PROBLEM DESCRIPTION:
Repeat the data word for word. Do not include the pictures.

+ + + + + + +

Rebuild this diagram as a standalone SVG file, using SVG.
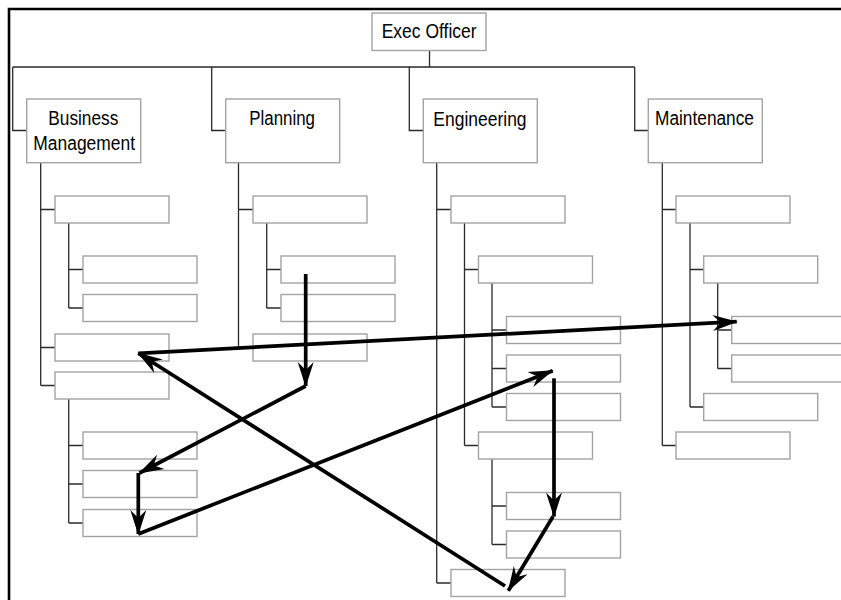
<svg xmlns="http://www.w3.org/2000/svg" width="841" height="600" viewBox="0 0 841 600">
  <style>
    .box { fill: #ffffff; stroke: #a3a3a3; stroke-width: 1.4; }
    .tree { fill: none; stroke: #2a2a2a; stroke-width: 1.3; }
    .frame { fill: none; stroke: #000000; stroke-width: 2.6; }
    .flow { fill: none; stroke: #000000; stroke-width: 3.7; marker-end: url(#head); }
    .label { font-family: "Liberation Sans", Arial, sans-serif; font-size: 19.5px; fill: #000000; }
  </style>
  <defs>
    <marker id="head" markerUnits="userSpaceOnUse" viewBox="0 -9 26 18" markerWidth="26" markerHeight="18" refX="24" refY="0" orient="auto">
      <path d="M0,-8 L25,0 L0,8 L8,0 Z" fill="#000000"/>
    </marker>
  </defs>
  <rect width="841" height="600" fill="#ffffff"/>

  <!-- outer frame -->
  <path class="frame" d="M9,600 V9 H841"/>

  <!-- tree connectors -->
  <g id="tree-lines" class="tree">
    <path d="M429.5,50.5 V67 M12.7,67 H634.7"/>
    <path d="M12.7,67 V130.5 H26.7 M211.7,67 V130.5 H225.7 M409.3,67 V130.5 H423.3 M634.7,67 V130.5 H648.3"/>
    <!-- Business Management -->
    <path d="M40.7,162.7 V385.5 M40.7,209.5 H55 M40.7,347.5 H55 M40.7,385.5 H55"/>
    <path d="M68.7,223 V308 M68.7,269.5 H83 M68.7,308 H83"/>
    <path d="M68.7,399 V523 M68.7,445.5 H83 M68.7,484 H83 M68.7,523 H83"/>
    <!-- Planning -->
    <path d="M238.5,162.7 V347.5 M238.5,209.5 H253 M238.5,347.5 H253"/>
    <path d="M266.7,223 V308 M266.7,269.5 H281 M266.7,308 H281"/>
    <!-- Engineering -->
    <path d="M436.7,162.7 V583 M436.7,209.5 H451 M436.7,583 H451"/>
    <path d="M464.5,223 V445.5 M464.5,269.5 H478.5 M464.5,445.5 H478.5"/>
    <path d="M492,283 V407 M492,330 H506.5 M492,368.5 H506.5 M492,407 H506.5"/>
    <path d="M492,459 V544.5 M492,506 H506.5 M492,544.5 H506.5"/>
    <!-- Maintenance -->
    <path d="M662.3,162.7 V445.5 M662.3,209.5 H676 M662.3,445.5 H676"/>
    <path d="M690,223 V407 M690,269.5 H703.7 M690,407 H703.7"/>
    <path d="M717.7,283 V368.5 M717.7,330 H731.7 M717.7,368.5 H731.7"/>
  </g>

  <!-- top level -->
  <g id="exec-officer">
    <rect class="box" x="372" y="13" width="114" height="37.5"/>
    <text class="label" x="381.7" y="38" textLength="95" lengthAdjust="spacingAndGlyphs">Exec Officer</text>
  </g>
  <g id="business-management">
    <rect class="box" x="26.7" y="99" width="114" height="63.7"/>
    <text class="label" x="48.3" y="125" textLength="70" lengthAdjust="spacingAndGlyphs">Business</text>
    <text class="label" x="33.3" y="149.5" textLength="101.7" lengthAdjust="spacingAndGlyphs">Management</text>
  </g>
  <g id="planning">
    <rect class="box" x="225.7" y="99" width="114" height="63.7"/>
    <text class="label" x="249.3" y="125" textLength="65.7" lengthAdjust="spacingAndGlyphs">Planning</text>
  </g>
  <g id="engineering">
    <rect class="box" x="423.3" y="99" width="114" height="63.7"/>
    <text class="label" x="433.3" y="125.5" textLength="93.3" lengthAdjust="spacingAndGlyphs">Engineering</text>
  </g>
  <g id="maintenance">
    <rect class="box" x="648.3" y="99" width="114" height="63.7"/>
    <text class="label" x="655" y="125" textLength="99" lengthAdjust="spacingAndGlyphs">Maintenance</text>
  </g>

  <!-- Business Management units -->
  <g id="bm-1"><rect class="box" x="55" y="196" width="114" height="27"/></g>
  <g id="bm-1-1"><rect class="box" x="83" y="256" width="114" height="27"/></g>
  <g id="bm-1-2"><rect class="box" x="83" y="294.5" width="114" height="27"/></g>
  <g id="bm-2"><rect class="box" x="55" y="334" width="114" height="27"/></g>
  <g id="bm-3"><rect class="box" x="55" y="372" width="114" height="27"/></g>
  <g id="bm-3-1"><rect class="box" x="83" y="432" width="114" height="27"/></g>
  <g id="bm-3-2"><rect class="box" x="83" y="470.5" width="114" height="27"/></g>
  <g id="bm-3-3"><rect class="box" x="83" y="509.5" width="114" height="27"/></g>

  <!-- Planning units -->
  <g id="pl-1"><rect class="box" x="253" y="196" width="114" height="27"/></g>
  <g id="pl-1-1"><rect class="box" x="281" y="256" width="114" height="27"/></g>
  <g id="pl-1-2"><rect class="box" x="281" y="294.5" width="114" height="27"/></g>
  <g id="pl-2"><rect class="box" x="253" y="334" width="114" height="27"/></g>

  <!-- Engineering units -->
  <g id="en-1"><rect class="box" x="451" y="196" width="114" height="27"/></g>
  <g id="en-1-1"><rect class="box" x="478.5" y="256" width="114" height="27"/></g>
  <g id="en-1-1-1"><rect class="box" x="506.5" y="316.5" width="114" height="27"/></g>
  <g id="en-1-1-2"><rect class="box" x="506.5" y="355" width="114" height="27"/></g>
  <g id="en-1-1-3"><rect class="box" x="506.5" y="393.5" width="114" height="27"/></g>
  <g id="en-1-2"><rect class="box" x="478.5" y="432" width="114" height="27"/></g>
  <g id="en-1-2-1"><rect class="box" x="506.5" y="492.5" width="114" height="27"/></g>
  <g id="en-1-2-2"><rect class="box" x="506.5" y="531" width="114" height="27"/></g>
  <g id="en-2"><rect class="box" x="451" y="569.5" width="114" height="27"/></g>

  <!-- Maintenance units -->
  <g id="mt-1"><rect class="box" x="676" y="196" width="114" height="27"/></g>
  <g id="mt-1-1"><rect class="box" x="703.7" y="256" width="114" height="27"/></g>
  <g id="mt-1-1-1"><rect class="box" x="731.7" y="316.5" width="114" height="27"/></g>
  <g id="mt-1-1-2"><rect class="box" x="731.7" y="355" width="114" height="27"/></g>
  <g id="mt-1-2"><rect class="box" x="703.7" y="393.5" width="114" height="27"/></g>
  <g id="mt-2"><rect class="box" x="676" y="432" width="114" height="27"/></g>

  <!-- flow arrows -->
  <g id="flow-arrows">
    <line class="flow" x1="305.7" y1="274" x2="305.7" y2="386"/>
    <line class="flow" x1="305.7" y1="386" x2="139.5" y2="473"/>
    <line class="flow" x1="138.3" y1="473" x2="138.3" y2="534"/>
    <line class="flow" x1="138.3" y1="534" x2="552.7" y2="370.7"/>
    <line class="flow" x1="554" y1="378.3" x2="554" y2="516.5"/>
    <line class="flow" x1="553" y1="516.5" x2="508.3" y2="590.7"/>
    <line class="flow" x1="505" y1="586" x2="138.3" y2="353.3"/>
    <line class="flow" x1="138.3" y1="353.3" x2="736.7" y2="321.7"/>
  </g>
</svg>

+ + + + + + +

COMPLETE OUTPUT:
Rebuild this diagram as a standalone SVG file, using SVG.
<svg xmlns="http://www.w3.org/2000/svg" width="841" height="600" viewBox="0 0 841 600">
  <style>
    .box { fill: #ffffff; stroke: #a3a3a3; stroke-width: 1.4; }
    .tree { fill: none; stroke: #2a2a2a; stroke-width: 1.3; }
    .frame { fill: none; stroke: #000000; stroke-width: 2.6; }
    .flow { fill: none; stroke: #000000; stroke-width: 3.7; marker-end: url(#head); }
    .label { font-family: "Liberation Sans", Arial, sans-serif; font-size: 19.5px; fill: #000000; }
  </style>
  <defs>
    <marker id="head" markerUnits="userSpaceOnUse" viewBox="0 -9 26 18" markerWidth="26" markerHeight="18" refX="24" refY="0" orient="auto">
      <path d="M0,-8 L25,0 L0,8 L8,0 Z" fill="#000000"/>
    </marker>
  </defs>
  <rect width="841" height="600" fill="#ffffff"/>

  <!-- outer frame -->
  <path class="frame" d="M9,600 V9 H841"/>

  <!-- tree connectors -->
  <g id="tree-lines" class="tree">
    <path d="M429.5,50.5 V67 M12.7,67 H634.7"/>
    <path d="M12.7,67 V130.5 H26.7 M211.7,67 V130.5 H225.7 M409.3,67 V130.5 H423.3 M634.7,67 V130.5 H648.3"/>
    <!-- Business Management -->
    <path d="M40.7,162.7 V385.5 M40.7,209.5 H55 M40.7,347.5 H55 M40.7,385.5 H55"/>
    <path d="M68.7,223 V308 M68.7,269.5 H83 M68.7,308 H83"/>
    <path d="M68.7,399 V523 M68.7,445.5 H83 M68.7,484 H83 M68.7,523 H83"/>
    <!-- Planning -->
    <path d="M238.5,162.7 V347.5 M238.5,209.5 H253 M238.5,347.5 H253"/>
    <path d="M266.7,223 V308 M266.7,269.5 H281 M266.7,308 H281"/>
    <!-- Engineering -->
    <path d="M436.7,162.7 V583 M436.7,209.5 H451 M436.7,583 H451"/>
    <path d="M464.5,223 V445.5 M464.5,269.5 H478.5 M464.5,445.5 H478.5"/>
    <path d="M492,283 V407 M492,330 H506.5 M492,368.5 H506.5 M492,407 H506.5"/>
    <path d="M492,459 V544.5 M492,506 H506.5 M492,544.5 H506.5"/>
    <!-- Maintenance -->
    <path d="M662.3,162.7 V445.5 M662.3,209.5 H676 M662.3,445.5 H676"/>
    <path d="M690,223 V407 M690,269.5 H703.7 M690,407 H703.7"/>
    <path d="M717.7,283 V368.5 M717.7,330 H731.7 M717.7,368.5 H731.7"/>
  </g>

  <!-- top level -->
  <g id="exec-officer">
    <rect class="box" x="372" y="13" width="114" height="37.5"/>
    <text class="label" x="381.7" y="38" textLength="95" lengthAdjust="spacingAndGlyphs">Exec Officer</text>
  </g>
  <g id="business-management">
    <rect class="box" x="26.7" y="99" width="114" height="63.7"/>
    <text class="label" x="48.3" y="125" textLength="70" lengthAdjust="spacingAndGlyphs">Business</text>
    <text class="label" x="33.3" y="149.5" textLength="101.7" lengthAdjust="spacingAndGlyphs">Management</text>
  </g>
  <g id="planning">
    <rect class="box" x="225.7" y="99" width="114" height="63.7"/>
    <text class="label" x="249.3" y="125" textLength="65.7" lengthAdjust="spacingAndGlyphs">Planning</text>
  </g>
  <g id="engineering">
    <rect class="box" x="423.3" y="99" width="114" height="63.7"/>
    <text class="label" x="433.3" y="125.5" textLength="93.3" lengthAdjust="spacingAndGlyphs">Engineering</text>
  </g>
  <g id="maintenance">
    <rect class="box" x="648.3" y="99" width="114" height="63.7"/>
    <text class="label" x="655" y="125" textLength="99" lengthAdjust="spacingAndGlyphs">Maintenance</text>
  </g>

  <!-- Business Management units -->
  <g id="bm-1"><rect class="box" x="55" y="196" width="114" height="27"/></g>
  <g id="bm-1-1"><rect class="box" x="83" y="256" width="114" height="27"/></g>
  <g id="bm-1-2"><rect class="box" x="83" y="294.5" width="114" height="27"/></g>
  <g id="bm-2"><rect class="box" x="55" y="334" width="114" height="27"/></g>
  <g id="bm-3"><rect class="box" x="55" y="372" width="114" height="27"/></g>
  <g id="bm-3-1"><rect class="box" x="83" y="432" width="114" height="27"/></g>
  <g id="bm-3-2"><rect class="box" x="83" y="470.5" width="114" height="27"/></g>
  <g id="bm-3-3"><rect class="box" x="83" y="509.5" width="114" height="27"/></g>

  <!-- Planning units -->
  <g id="pl-1"><rect class="box" x="253" y="196" width="114" height="27"/></g>
  <g id="pl-1-1"><rect class="box" x="281" y="256" width="114" height="27"/></g>
  <g id="pl-1-2"><rect class="box" x="281" y="294.5" width="114" height="27"/></g>
  <g id="pl-2"><rect class="box" x="253" y="334" width="114" height="27"/></g>

  <!-- Engineering units -->
  <g id="en-1"><rect class="box" x="451" y="196" width="114" height="27"/></g>
  <g id="en-1-1"><rect class="box" x="478.5" y="256" width="114" height="27"/></g>
  <g id="en-1-1-1"><rect class="box" x="506.5" y="316.5" width="114" height="27"/></g>
  <g id="en-1-1-2"><rect class="box" x="506.5" y="355" width="114" height="27"/></g>
  <g id="en-1-1-3"><rect class="box" x="506.5" y="393.5" width="114" height="27"/></g>
  <g id="en-1-2"><rect class="box" x="478.5" y="432" width="114" height="27"/></g>
  <g id="en-1-2-1"><rect class="box" x="506.5" y="492.5" width="114" height="27"/></g>
  <g id="en-1-2-2"><rect class="box" x="506.5" y="531" width="114" height="27"/></g>
  <g id="en-2"><rect class="box" x="451" y="569.5" width="114" height="27"/></g>

  <!-- Maintenance units -->
  <g id="mt-1"><rect class="box" x="676" y="196" width="114" height="27"/></g>
  <g id="mt-1-1"><rect class="box" x="703.7" y="256" width="114" height="27"/></g>
  <g id="mt-1-1-1"><rect class="box" x="731.7" y="316.5" width="114" height="27"/></g>
  <g id="mt-1-1-2"><rect class="box" x="731.7" y="355" width="114" height="27"/></g>
  <g id="mt-1-2"><rect class="box" x="703.7" y="393.5" width="114" height="27"/></g>
  <g id="mt-2"><rect class="box" x="676" y="432" width="114" height="27"/></g>

  <!-- flow arrows -->
  <g id="flow-arrows">
    <line class="flow" x1="305.7" y1="274" x2="305.7" y2="386"/>
    <line class="flow" x1="305.7" y1="386" x2="139.5" y2="473"/>
    <line class="flow" x1="138.3" y1="473" x2="138.3" y2="534"/>
    <line class="flow" x1="138.3" y1="534" x2="552.7" y2="370.7"/>
    <line class="flow" x1="554" y1="378.3" x2="554" y2="516.5"/>
    <line class="flow" x1="553" y1="516.5" x2="508.3" y2="590.7"/>
    <line class="flow" x1="505" y1="586" x2="138.3" y2="353.3"/>
    <line class="flow" x1="138.3" y1="353.3" x2="736.7" y2="321.7"/>
  </g>
</svg>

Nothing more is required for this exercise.